4-Phenylbutyrate (4-PBA) has been shown to restore dysferlin localization and activity in cell culture models of dysferlinopathy, a muscular dystrophy caused by DYSF missense mutations. To support therapeutic testing, cell culture models were optimized using myoblasts derived from mice lacking the dysferlin protein and HEK cells transfected with human dysferlin mutations. A flow cytometry based assay was used to quantify dysferlin relative to wild-type controls. Treatment with 4-PBA significantly increased dysferlin membrane localization in mouse myoblasts and V67D HEK cells. The L1341P mutation was also examined in a downstream analysis of skeletal muscle histology from the L1341P mouse model to assess disease progression. H&E-stained myofibers were generated through a collaborative study and the proportion of centrally nucleated myofibers was quantified as a marker of muscle regeneration. Female mice treated with 4-PBA exhibited higher muscle weights and evidence of slower disease progression compared to untreated controls. 

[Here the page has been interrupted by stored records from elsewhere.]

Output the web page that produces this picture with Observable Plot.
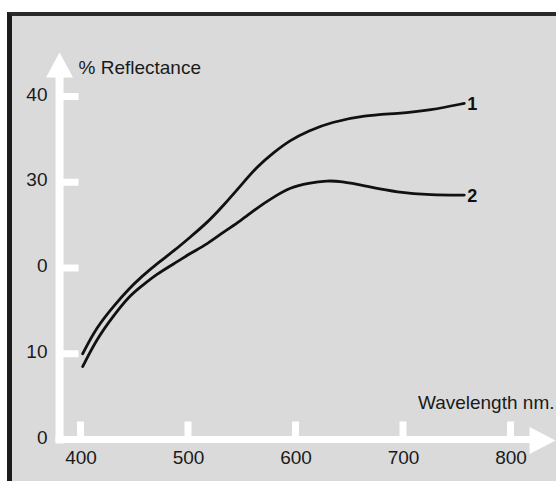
<!DOCTYPE html>
<html><head><meta charset="utf-8">
<script src="https://cdn.jsdelivr.net/npm/d3@7"></script>
<script src="https://cdn.jsdelivr.net/npm/@observablehq/plot@0.6"></script>
<style>
html,body{margin:0;padding:0;background:#fff;}
#wrap{position:relative;width:556px;height:481px;overflow:hidden;background:#fff;}
#panel{position:absolute;left:7px;top:12px;right:0;bottom:0;background:#dadada;border-left:5px solid #1c1c1c;border-top:4px solid #2a2a2a;}
#chart{position:absolute;left:0;top:0;}
</style></head><body>
<div id="wrap"><div id="panel"></div><div id="chart"></div></div>
<script>
// ---- data ----
const wavelength1 = [402, 415, 431, 446, 456, 471, 487, 502, 518, 533, 549, 564, 580, 595, 612, 633, 664, 695, 726, 757];
const reflectance1 = [10.0, 13.1, 15.6, 17.7, 18.9, 20.5, 22.0, 23.6, 25.3, 27.3, 29.6, 31.8, 33.5, 34.9, 36.0, 37.0, 37.8, 38.0, 38.4, 39.2];
const wavelength2 = [402, 415, 431, 446, 456, 471, 487, 502, 518, 533, 549, 564, 580, 595, 612, 630, 642, 664, 695, 726, 757];
const reflectance2 = [8.5, 11.7, 14.5, 16.8, 17.8, 19.3, 20.5, 21.7, 22.8, 24.2, 25.5, 27.0, 28.3, 29.4, 29.9, 30.2, 30.1, 29.6, 28.8, 28.5, 28.5];
const seriesLabels = ["1", "2"];
const xTicks = [400, 500, 600, 700, 800];
const yTicks = [0, 10, 20, 30, 40];
const yTickLabels = ["0", "10", "0", "30", "40"];
const yTitle = "% Reflectance";
const xTitle = "Wavelength nm.";

// ---- build tables ----
const s1 = wavelength1.map((w, i) => ({w, r: reflectance1[i], s: seriesLabels[0]}));
const s2 = wavelength2.map((w, i) => ({w, r: reflectance2[i], s: seriesLabels[1]}));
const rows = s1.concat(s2);
const ends = [s1[s1.length - 1], s2[s2.length - 1]];

// where the drawn (white) vertical axis sits, in nm
const X_ORIGIN = 380.5;

// custom white shapes for the axes (pixel geometry around the axis origin)
const yArrow = {draw(c) {
  c.moveTo(-4, 4); c.lineTo(-4, -362); c.lineTo(-13.5, -362); c.lineTo(0, -387);
  c.lineTo(13.5, -362); c.lineTo(4, -362); c.lineTo(4, 4); c.closePath();
}};
const xArrow = {draw(c) {
  c.moveTo(-4, -3.5); c.lineTo(470, -3.5); c.lineTo(470, -12.5); c.lineTo(496, 1);
  c.lineTo(470, 14.5); c.lineTo(470, 3.5); c.lineTo(-4, 3.5); c.closePath();
}};
const xStub = {draw(c) { c.rect(-3.5, -18, 7, 18); }};
const yStub = {draw(c) { c.rect(0, -3.5, 19, 7); }};

const white = {fill: "white", stroke: "none"};

const plot = Plot.plot({
  width: 556, height: 481,
  marginLeft: 80, marginRight: 46, marginTop: 96, marginBottom: 42,
  x: {domain: [400, 800]},
  y: {domain: [0, 40]},
  style: {background: "transparent", fontFamily: "'Liberation Sans', Arial, sans-serif", fontSize: "19px", color: "#1a1a1a", overflow: "visible"},
  marks: [
    Plot.dot([0], {x: () => X_ORIGIN, y: () => 0, symbol: yArrow, ...white}),
    Plot.dot([0], {x: () => X_ORIGIN, y: () => 0, symbol: xArrow, ...white}),
    Plot.dot(xTicks, {x: d => d, y: () => 0, symbol: xStub, ...white}),
    Plot.dot(yTicks.filter(d => d > 0), {x: () => X_ORIGIN, y: d => d, symbol: yStub, ...white}),
    Plot.axisX({ticks: xTicks, tickSize: 0, tickPadding: 11, label: null, fill: "#1a1a1a", fontSize: 19, dx: 0.5}),
    Plot.axisY({ticks: yTicks, tickFormat: d => yTickLabels[yTicks.indexOf(d)], tickSize: 0, tickPadding: 33, dy: -2, label: null, fill: "#1a1a1a", fontSize: 19}),
    Plot.line(rows, {x: "w", y: "r", z: "s", curve: "basis", stroke: "#111", strokeWidth: 2.8}),
    Plot.text(ends, {x: "w", y: "r", text: "s", dx: 3, dy: 1, textAnchor: "start", fontWeight: "bold", fontSize: 18, fill: "#111"}),
    Plot.text([yTitle], {frameAnchor: "top-left", dx: -2, dy: -36, textAnchor: "start", fontSize: 19, fill: "#1a1a1a"}),
    Plot.text([xTitle], {frameAnchor: "bottom-right", dx: 44, dy: -31, textAnchor: "end", fontSize: 19, fill: "#1a1a1a"})
  ]
});
document.getElementById("chart").appendChild(plot);
</script>
</body></html>
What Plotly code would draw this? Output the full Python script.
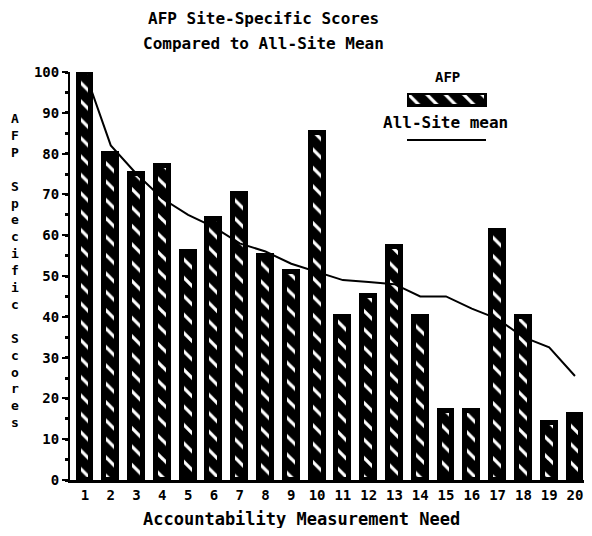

In parallel, a novel cell model was developed for alpha-sarcoglycanopathy, a muscular dystrophy caused by SGCA missense mutations. HEK cells were transfected with human SGCA mutations and a flow cytometry based membrane localization assay was established to quantify SGCA expression. 4-PBA produced modest restoration of SGCA localization in mutant cells, revealing its broader effects on membrane associated proteins. Although 4-PBA consistently increased dysferlin localization in multiple models, its mechanism of action remains unclear. Ongoing work focuses on dysferlin structure and drug–protein interactions to identify how 4-PBA rescues function, thereby supporting its potential as a therapeutic and advancing cell based models for drug discovery.